- [GIVEN INSTRUCTION]:
Please, without the pictures, retype exactly the lines from the start of the material through the line that holds "2.25, 2.25, null];".

- [SOURCE DATA]:
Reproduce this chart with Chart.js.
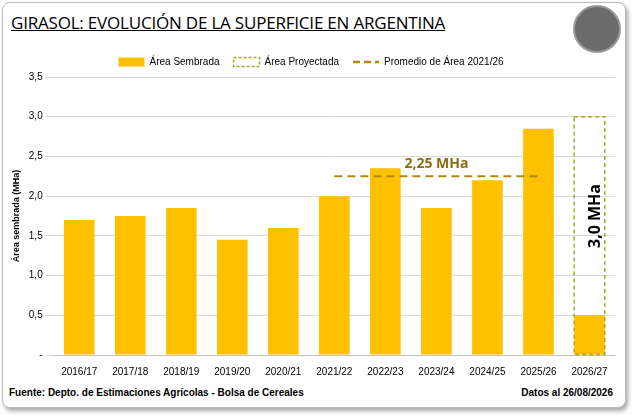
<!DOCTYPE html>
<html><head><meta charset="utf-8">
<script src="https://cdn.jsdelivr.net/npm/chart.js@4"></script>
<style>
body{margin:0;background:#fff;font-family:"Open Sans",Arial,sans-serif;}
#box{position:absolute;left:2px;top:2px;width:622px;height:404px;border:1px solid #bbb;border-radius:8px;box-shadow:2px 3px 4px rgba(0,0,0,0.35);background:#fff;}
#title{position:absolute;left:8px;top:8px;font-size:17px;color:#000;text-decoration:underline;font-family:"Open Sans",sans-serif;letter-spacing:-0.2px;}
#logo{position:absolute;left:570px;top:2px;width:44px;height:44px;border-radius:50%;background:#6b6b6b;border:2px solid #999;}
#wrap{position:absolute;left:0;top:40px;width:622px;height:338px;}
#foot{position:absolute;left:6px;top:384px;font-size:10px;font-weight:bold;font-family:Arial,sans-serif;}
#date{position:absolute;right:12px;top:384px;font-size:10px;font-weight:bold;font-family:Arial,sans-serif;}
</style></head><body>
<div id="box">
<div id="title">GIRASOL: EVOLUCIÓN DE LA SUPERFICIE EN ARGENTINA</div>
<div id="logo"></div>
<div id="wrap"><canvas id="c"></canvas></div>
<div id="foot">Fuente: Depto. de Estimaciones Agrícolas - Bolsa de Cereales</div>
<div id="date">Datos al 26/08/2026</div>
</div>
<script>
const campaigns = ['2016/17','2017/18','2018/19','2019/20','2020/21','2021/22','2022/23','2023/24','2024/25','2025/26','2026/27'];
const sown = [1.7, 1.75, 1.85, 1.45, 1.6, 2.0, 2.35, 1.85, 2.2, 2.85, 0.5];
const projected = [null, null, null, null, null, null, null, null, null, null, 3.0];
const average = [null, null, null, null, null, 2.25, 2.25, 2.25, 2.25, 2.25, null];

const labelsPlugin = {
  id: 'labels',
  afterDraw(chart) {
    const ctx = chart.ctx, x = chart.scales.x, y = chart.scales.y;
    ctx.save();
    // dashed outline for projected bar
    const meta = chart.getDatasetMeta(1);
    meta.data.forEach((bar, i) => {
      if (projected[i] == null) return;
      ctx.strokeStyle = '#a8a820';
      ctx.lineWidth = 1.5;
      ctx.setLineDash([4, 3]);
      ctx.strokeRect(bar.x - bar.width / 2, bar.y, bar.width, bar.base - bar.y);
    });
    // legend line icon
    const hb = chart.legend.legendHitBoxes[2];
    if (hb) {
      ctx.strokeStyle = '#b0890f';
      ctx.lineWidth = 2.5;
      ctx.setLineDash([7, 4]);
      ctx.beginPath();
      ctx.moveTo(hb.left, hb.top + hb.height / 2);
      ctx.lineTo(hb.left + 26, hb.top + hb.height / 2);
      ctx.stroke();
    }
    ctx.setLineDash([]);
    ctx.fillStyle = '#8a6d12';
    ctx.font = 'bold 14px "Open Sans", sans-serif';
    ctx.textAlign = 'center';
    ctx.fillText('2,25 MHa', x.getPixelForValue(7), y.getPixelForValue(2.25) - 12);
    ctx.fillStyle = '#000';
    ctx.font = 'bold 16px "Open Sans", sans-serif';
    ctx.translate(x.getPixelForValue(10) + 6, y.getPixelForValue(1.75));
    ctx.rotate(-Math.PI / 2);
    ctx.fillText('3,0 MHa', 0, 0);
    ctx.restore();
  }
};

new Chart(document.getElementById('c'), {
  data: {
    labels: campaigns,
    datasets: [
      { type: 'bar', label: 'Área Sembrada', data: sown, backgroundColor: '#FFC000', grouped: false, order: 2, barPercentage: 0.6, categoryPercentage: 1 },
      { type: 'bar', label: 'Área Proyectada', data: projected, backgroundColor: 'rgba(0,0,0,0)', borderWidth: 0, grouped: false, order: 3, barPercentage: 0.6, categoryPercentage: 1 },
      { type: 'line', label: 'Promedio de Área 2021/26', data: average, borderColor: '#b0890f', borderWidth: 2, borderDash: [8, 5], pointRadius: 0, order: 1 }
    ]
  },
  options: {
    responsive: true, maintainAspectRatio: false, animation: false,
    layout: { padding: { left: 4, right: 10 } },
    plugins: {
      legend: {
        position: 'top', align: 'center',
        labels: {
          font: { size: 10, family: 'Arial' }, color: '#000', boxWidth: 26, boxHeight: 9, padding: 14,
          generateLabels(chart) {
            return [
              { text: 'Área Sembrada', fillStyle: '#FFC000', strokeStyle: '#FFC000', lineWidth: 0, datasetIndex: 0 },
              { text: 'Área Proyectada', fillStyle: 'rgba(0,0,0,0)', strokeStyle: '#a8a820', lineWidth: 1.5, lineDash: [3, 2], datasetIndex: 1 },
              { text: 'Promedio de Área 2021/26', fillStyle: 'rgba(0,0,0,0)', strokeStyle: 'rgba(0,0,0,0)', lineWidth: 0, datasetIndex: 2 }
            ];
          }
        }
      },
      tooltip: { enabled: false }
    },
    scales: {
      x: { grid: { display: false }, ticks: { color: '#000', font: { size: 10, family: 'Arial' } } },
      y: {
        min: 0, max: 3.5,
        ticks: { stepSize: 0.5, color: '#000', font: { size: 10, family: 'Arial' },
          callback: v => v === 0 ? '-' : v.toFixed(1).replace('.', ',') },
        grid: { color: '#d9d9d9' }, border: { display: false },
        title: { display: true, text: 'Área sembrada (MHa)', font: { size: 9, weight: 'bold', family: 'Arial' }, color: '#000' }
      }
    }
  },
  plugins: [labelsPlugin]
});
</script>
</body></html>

- [COMPLETE OUTPUT]:
Reproduce this chart with Chart.js.
<!DOCTYPE html>
<html><head><meta charset="utf-8">
<script src="https://cdn.jsdelivr.net/npm/chart.js@4"></script>
<style>
body{margin:0;background:#fff;font-family:"Open Sans",Arial,sans-serif;}
#box{position:absolute;left:2px;top:2px;width:622px;height:404px;border:1px solid #bbb;border-radius:8px;box-shadow:2px 3px 4px rgba(0,0,0,0.35);background:#fff;}
#title{position:absolute;left:8px;top:8px;font-size:17px;color:#000;text-decoration:underline;font-family:"Open Sans",sans-serif;letter-spacing:-0.2px;}
#logo{position:absolute;left:570px;top:2px;width:44px;height:44px;border-radius:50%;background:#6b6b6b;border:2px solid #999;}
#wrap{position:absolute;left:0;top:40px;width:622px;height:338px;}
#foot{position:absolute;left:6px;top:384px;font-size:10px;font-weight:bold;font-family:Arial,sans-serif;}
#date{position:absolute;right:12px;top:384px;font-size:10px;font-weight:bold;font-family:Arial,sans-serif;}
</style></head><body>
<div id="box">
<div id="title">GIRASOL: EVOLUCIÓN DE LA SUPERFICIE EN ARGENTINA</div>
<div id="logo"></div>
<div id="wrap"><canvas id="c"></canvas></div>
<div id="foot">Fuente: Depto. de Estimaciones Agrícolas - Bolsa de Cereales</div>
<div id="date">Datos al 26/08/2026</div>
</div>
<script>
const campaigns = ['2016/17','2017/18','2018/19','2019/20','2020/21','2021/22','2022/23','2023/24','2024/25','2025/26','2026/27'];
const sown = [1.7, 1.75, 1.85, 1.45, 1.6, 2.0, 2.35, 1.85, 2.2, 2.85, 0.5];
const projected = [null, null, null, null, null, null, null, null, null, null, 3.0];
const average = [null, null, null, null, null, 2.25, 2.25, 2.25, 2.25, 2.25, null];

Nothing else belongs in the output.